Many people were awakened by the quake and some people screamed ''Allah akbar!'' or ''God is great!'' as they ran outside.
El-Shinta radio reported that the quake could be felt from Sumatra island in the west to Bali to the east.
The quake also was felt in parts of Malaysia, said Don Blakeman, a geophysicist at the USGS National Earthquake Information Center in Golden, Colo.
None of the instruments closest to the earthquake indicated that a tsunami was triggered, said Robert Cessaro, a geophysicist at the Pacific Tsunami Warning Center in Hawaii. He added that there were no instruments ''very close'' to the quake's epicenter.
''Because this earthquake was so far below the ocean bottom, it didn't trigger a tsunami or cause a lot of damage,'' said John Bellini, another USGS geophysicist.
The Dec. 26, 2004, earthquake that triggered the tsunami off the coast of Sumatra and killed more than 131,000 in Indonesia's Ache province was only 18 miles deep, according to the USGS.

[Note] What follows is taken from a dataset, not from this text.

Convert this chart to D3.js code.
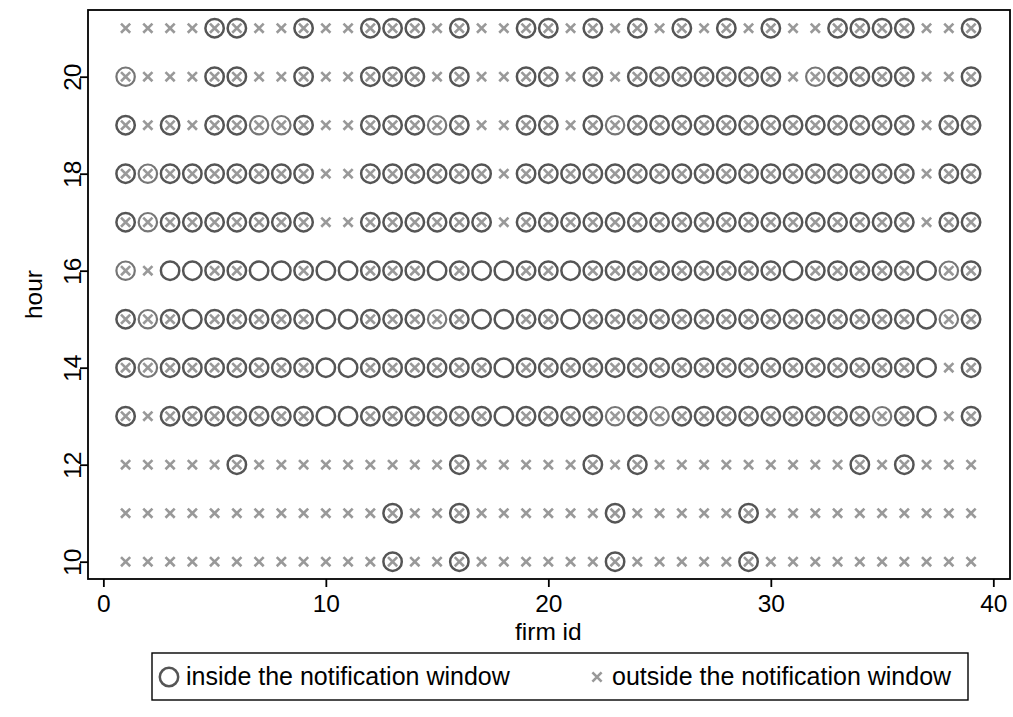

''The earthquake center in 2004 was close enough that it actually ruptured the surface of the sea floor, which caused a tsunami,'' Bellini said. ''This one was felt by people on the ground, and it shook buildings, but it was too deep to cause the ocean bottom to move.''
Indonesia, the world's largest archipelago, is prone to seismic upheaval due to its location on the so-called Pacific ''Ring of Fire,'' an arc of volcanoes and fault lines encircling the Pacific Basin.